We walked for about an hour and a half, focusing on some of the backstreets of Little India. My general observation is that Little India is not as gentrified as other areas within Singapore’s central core. Most establishments are still meant to cater primarily to the Indian community rather than to tourists. It is still not uncommon to find spice markets here or inexpensive barbers just as one does in India itself.
chit-chatting on a lazy saturday afternoon
keeping it real
Of course a visit to Little India is not complete without seeing some of its many temples. We visited Sri Veeramakaliamman Temple but there was some renovation work going on and we could not go in. After the event, I had some spare time and decided to check out the other Hindu temples farther afield. This included the Sri Srinivasa Perumal and Sri Vadapathira Kaliamman Temples. I was a lot more impressed with the latter with its impressive facade even though it is a bit far and already quite close to Boon Keng.
ceiling of the Sri Veeramakaliamman Temple
the sri srinivasa perumal temple from both inside and out – notice the impressive facade
Surprisingly, Little India is also home to a very well-known Buddhist temple, and that’s the Sakyamuni Buddha Gaya Temple with its larger than life statue of a smiling Buddha.
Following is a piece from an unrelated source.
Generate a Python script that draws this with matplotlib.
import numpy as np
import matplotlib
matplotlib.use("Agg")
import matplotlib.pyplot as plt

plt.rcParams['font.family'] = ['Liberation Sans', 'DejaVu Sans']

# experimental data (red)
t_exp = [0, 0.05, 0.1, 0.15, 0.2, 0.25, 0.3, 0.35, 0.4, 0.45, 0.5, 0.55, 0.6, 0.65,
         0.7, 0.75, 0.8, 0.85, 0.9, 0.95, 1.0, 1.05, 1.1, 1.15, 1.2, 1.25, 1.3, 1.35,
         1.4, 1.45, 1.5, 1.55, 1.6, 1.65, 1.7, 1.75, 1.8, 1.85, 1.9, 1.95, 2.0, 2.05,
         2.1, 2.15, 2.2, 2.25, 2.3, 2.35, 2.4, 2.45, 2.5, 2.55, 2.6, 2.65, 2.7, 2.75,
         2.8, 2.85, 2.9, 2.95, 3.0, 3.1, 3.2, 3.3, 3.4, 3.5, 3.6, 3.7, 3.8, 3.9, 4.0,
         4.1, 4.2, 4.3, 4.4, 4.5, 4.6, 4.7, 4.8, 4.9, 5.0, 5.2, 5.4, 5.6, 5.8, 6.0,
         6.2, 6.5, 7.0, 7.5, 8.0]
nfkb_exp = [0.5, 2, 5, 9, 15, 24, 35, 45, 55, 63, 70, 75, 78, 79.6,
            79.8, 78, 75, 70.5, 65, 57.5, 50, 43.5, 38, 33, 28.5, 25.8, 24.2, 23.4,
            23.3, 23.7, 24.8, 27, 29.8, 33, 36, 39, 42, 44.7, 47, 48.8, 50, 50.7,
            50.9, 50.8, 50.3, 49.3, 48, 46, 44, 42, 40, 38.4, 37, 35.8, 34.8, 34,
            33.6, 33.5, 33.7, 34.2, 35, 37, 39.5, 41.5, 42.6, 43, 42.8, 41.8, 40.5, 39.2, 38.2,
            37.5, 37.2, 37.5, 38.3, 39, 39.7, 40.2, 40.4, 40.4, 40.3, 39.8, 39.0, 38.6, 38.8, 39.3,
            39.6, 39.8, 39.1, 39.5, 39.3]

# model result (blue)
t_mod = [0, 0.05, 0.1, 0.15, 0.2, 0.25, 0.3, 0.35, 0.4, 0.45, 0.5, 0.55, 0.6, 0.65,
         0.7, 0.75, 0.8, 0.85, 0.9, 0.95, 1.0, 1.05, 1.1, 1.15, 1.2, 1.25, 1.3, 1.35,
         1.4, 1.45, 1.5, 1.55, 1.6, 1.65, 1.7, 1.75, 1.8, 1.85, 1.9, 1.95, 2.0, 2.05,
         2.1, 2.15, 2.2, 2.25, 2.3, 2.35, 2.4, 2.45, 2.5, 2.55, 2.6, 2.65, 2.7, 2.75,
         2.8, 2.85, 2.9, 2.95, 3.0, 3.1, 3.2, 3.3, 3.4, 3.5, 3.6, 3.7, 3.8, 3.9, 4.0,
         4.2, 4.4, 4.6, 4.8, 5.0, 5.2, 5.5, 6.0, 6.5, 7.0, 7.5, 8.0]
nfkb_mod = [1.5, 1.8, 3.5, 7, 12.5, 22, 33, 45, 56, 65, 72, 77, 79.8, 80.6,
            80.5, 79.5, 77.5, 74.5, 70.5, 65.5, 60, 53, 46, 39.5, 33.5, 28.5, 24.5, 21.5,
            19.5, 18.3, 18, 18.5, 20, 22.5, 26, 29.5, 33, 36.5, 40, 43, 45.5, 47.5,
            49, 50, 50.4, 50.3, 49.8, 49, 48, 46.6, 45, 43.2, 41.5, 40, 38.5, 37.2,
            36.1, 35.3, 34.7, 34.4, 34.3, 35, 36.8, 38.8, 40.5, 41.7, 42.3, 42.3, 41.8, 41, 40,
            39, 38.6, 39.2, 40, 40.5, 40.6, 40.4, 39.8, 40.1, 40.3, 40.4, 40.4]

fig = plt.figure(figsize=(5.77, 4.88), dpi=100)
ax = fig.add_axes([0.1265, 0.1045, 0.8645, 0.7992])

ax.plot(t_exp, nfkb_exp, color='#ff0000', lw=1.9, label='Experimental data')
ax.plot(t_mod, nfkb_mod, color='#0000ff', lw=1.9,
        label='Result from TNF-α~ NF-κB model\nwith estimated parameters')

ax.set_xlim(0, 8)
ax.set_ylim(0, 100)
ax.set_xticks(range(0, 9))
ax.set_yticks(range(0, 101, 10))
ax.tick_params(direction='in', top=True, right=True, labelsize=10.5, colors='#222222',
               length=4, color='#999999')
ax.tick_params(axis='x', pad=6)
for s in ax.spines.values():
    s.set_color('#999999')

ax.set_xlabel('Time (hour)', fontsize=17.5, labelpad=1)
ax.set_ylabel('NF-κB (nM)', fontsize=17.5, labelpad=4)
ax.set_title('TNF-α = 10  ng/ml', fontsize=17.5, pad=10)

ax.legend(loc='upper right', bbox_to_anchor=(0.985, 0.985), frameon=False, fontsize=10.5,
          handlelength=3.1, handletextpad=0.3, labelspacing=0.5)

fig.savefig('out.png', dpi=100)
I later found out that there’s also a reclining Buddha housed in a small room just behind the large Buddha statue. If you do go there, don’t miss it!
larger than life
I returned to Little India again the next day, this time with better weather conditions. I went to check out the colorful shophouse in Kerbau Road which we also covered during the photowalk. It was a lot different visiting Little India on a Sunday compared to Saturday when we had our photowalk. There was a lot more people engaging in picnics or just hanging out, and for a time, it did remind me a bit of India.
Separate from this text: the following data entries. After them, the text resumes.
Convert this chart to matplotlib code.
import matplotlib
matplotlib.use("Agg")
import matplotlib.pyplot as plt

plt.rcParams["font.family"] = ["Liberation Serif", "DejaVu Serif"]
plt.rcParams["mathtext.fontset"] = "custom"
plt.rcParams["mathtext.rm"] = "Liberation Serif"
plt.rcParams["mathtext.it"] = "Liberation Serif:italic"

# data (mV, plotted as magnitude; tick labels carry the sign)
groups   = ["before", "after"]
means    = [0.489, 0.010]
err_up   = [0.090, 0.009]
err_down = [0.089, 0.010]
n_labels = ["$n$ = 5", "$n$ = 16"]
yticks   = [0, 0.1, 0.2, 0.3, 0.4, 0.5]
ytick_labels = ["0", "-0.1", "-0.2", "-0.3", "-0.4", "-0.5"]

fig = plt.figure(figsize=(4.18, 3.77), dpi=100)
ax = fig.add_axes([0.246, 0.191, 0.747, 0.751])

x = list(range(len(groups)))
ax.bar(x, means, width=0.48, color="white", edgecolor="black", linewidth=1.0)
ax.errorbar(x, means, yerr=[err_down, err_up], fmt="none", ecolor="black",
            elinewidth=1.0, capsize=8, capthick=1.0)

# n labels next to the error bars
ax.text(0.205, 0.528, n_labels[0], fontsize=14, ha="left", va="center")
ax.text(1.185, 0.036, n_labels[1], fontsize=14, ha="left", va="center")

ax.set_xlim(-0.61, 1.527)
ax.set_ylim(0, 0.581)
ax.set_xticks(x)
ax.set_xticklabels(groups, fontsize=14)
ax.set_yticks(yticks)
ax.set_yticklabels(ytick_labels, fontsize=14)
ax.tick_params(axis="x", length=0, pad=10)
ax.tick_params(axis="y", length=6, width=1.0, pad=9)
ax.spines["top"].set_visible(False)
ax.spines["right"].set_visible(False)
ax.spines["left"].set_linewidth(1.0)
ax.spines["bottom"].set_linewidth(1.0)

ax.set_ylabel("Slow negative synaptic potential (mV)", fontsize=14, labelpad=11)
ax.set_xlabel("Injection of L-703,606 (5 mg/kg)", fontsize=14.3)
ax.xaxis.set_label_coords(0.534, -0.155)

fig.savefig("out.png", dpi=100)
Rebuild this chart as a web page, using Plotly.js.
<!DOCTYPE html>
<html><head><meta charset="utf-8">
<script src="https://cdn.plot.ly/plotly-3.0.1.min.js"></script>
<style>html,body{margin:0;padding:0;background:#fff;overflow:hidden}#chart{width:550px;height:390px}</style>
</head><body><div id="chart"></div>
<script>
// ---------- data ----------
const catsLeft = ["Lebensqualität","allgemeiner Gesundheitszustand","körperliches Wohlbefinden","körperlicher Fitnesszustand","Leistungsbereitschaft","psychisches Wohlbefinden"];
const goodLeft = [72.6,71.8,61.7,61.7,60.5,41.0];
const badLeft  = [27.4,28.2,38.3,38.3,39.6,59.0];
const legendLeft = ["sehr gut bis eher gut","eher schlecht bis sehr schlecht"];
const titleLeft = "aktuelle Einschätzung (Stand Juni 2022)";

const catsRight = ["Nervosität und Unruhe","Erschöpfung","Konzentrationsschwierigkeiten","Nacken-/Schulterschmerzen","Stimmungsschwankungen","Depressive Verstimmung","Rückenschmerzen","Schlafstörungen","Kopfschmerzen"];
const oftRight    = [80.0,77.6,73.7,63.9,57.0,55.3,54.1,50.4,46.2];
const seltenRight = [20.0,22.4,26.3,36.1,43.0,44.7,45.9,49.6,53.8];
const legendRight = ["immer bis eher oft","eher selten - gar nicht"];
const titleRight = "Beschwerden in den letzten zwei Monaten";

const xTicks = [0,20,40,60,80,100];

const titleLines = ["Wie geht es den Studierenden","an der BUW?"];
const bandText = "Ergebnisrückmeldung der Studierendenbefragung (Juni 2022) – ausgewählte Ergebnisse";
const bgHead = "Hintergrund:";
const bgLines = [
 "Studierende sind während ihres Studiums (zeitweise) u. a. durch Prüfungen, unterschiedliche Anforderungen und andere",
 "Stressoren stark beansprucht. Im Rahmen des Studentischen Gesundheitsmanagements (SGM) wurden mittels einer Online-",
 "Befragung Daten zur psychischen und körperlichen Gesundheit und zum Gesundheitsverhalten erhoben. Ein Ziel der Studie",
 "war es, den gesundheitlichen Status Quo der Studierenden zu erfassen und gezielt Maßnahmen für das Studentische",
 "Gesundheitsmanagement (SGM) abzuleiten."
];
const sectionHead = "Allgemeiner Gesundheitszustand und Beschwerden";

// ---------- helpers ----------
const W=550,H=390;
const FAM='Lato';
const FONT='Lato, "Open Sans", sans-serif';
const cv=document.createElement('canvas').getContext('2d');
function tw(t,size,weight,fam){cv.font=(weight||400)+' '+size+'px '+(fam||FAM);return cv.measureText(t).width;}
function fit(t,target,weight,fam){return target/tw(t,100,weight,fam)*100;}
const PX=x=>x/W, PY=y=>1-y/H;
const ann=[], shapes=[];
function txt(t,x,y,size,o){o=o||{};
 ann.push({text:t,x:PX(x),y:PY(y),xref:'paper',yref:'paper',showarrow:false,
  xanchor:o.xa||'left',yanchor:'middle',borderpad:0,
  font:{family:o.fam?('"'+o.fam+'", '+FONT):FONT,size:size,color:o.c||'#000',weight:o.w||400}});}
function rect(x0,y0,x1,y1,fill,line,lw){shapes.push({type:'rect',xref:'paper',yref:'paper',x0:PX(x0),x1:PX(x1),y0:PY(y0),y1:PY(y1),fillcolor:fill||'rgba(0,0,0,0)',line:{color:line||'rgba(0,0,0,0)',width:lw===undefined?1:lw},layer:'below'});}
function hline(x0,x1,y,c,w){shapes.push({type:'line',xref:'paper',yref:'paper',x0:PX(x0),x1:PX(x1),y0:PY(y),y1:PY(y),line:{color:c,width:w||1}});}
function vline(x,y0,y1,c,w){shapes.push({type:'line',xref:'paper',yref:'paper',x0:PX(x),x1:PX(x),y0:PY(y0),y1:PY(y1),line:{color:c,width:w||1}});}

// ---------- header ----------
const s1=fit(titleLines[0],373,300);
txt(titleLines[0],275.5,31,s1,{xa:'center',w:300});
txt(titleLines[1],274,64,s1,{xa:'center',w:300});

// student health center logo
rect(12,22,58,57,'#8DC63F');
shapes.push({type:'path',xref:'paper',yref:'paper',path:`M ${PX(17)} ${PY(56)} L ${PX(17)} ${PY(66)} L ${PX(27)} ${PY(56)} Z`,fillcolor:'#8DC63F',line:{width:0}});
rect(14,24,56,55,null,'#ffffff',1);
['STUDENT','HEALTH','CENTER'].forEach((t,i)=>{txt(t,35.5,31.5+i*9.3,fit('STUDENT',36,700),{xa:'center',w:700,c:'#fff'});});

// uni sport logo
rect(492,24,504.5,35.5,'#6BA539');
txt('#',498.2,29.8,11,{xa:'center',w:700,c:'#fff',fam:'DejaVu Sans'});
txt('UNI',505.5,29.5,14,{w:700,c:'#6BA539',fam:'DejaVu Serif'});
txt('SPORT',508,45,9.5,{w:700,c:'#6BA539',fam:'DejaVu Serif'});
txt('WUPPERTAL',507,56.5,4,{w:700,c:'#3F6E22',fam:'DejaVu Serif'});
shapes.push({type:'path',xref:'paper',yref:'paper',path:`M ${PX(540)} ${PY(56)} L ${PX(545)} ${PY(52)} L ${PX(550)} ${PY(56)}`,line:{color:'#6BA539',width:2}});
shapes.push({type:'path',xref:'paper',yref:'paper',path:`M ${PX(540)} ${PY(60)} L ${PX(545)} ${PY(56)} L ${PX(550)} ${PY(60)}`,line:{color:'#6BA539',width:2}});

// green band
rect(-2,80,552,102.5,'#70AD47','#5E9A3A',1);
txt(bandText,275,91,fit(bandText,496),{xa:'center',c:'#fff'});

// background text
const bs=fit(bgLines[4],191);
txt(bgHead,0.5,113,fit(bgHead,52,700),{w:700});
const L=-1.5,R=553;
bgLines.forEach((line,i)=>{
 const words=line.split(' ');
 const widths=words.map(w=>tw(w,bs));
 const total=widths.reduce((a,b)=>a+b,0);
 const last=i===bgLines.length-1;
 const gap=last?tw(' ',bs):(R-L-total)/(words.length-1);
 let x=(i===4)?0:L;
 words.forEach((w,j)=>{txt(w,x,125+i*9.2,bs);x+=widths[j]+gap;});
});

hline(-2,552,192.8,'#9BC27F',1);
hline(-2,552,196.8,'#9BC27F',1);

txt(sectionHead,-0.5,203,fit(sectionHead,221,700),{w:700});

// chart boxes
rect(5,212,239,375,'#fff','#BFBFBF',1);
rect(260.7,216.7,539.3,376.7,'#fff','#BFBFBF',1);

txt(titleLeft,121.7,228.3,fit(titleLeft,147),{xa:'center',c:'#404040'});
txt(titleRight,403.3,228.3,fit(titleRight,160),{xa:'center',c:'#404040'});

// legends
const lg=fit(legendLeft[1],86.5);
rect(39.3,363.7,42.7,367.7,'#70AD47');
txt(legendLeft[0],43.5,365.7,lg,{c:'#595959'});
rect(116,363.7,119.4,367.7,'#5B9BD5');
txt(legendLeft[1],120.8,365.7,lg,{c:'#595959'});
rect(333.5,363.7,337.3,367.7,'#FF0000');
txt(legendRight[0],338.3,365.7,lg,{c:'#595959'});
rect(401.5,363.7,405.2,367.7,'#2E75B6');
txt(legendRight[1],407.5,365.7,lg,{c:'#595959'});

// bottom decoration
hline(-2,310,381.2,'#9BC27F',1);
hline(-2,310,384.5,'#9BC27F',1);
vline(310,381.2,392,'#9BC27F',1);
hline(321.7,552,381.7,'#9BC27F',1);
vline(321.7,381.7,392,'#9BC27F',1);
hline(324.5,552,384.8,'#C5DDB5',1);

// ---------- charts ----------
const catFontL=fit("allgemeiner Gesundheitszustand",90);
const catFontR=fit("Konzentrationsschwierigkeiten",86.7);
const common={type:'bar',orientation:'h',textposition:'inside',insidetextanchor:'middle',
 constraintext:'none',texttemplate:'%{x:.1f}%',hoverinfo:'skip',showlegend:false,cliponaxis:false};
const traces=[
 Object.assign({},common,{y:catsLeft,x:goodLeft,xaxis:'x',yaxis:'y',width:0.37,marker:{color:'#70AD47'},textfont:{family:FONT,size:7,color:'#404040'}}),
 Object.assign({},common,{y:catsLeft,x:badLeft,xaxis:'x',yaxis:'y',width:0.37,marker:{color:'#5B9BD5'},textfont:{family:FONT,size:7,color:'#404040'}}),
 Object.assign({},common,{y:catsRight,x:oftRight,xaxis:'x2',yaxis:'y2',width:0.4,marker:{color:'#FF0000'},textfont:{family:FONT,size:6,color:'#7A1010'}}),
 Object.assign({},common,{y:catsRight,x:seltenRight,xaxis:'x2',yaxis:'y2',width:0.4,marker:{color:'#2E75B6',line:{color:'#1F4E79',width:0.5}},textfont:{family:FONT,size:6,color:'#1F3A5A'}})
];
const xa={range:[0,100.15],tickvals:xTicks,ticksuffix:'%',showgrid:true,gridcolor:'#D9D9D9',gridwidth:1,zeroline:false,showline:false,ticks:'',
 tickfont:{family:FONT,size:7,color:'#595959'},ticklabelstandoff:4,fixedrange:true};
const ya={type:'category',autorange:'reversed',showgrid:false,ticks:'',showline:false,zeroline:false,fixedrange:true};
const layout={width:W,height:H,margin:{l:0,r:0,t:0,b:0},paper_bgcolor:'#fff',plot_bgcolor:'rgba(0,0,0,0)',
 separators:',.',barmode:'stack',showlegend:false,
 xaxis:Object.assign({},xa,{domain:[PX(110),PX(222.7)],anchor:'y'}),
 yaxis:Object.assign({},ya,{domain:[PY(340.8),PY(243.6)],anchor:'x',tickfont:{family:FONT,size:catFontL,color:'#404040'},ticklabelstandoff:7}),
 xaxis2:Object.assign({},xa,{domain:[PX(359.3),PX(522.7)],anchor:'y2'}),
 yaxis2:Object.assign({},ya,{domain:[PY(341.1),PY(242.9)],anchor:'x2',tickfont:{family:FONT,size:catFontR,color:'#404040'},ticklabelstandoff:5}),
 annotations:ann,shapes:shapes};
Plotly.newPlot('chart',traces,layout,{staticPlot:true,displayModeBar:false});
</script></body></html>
Despite the number of people, my general observation is that most Singaporeans, especially those who don’t come from an Indian heritage rarely come to Little India (Tekka Market aside). It’s a shame as the place actually has a lot to offer. It gives one a chance to escape the routines of this airconditioned concrete jungle and venture somewhere exotic and interesting, even just for a while, without actually having to leave the country.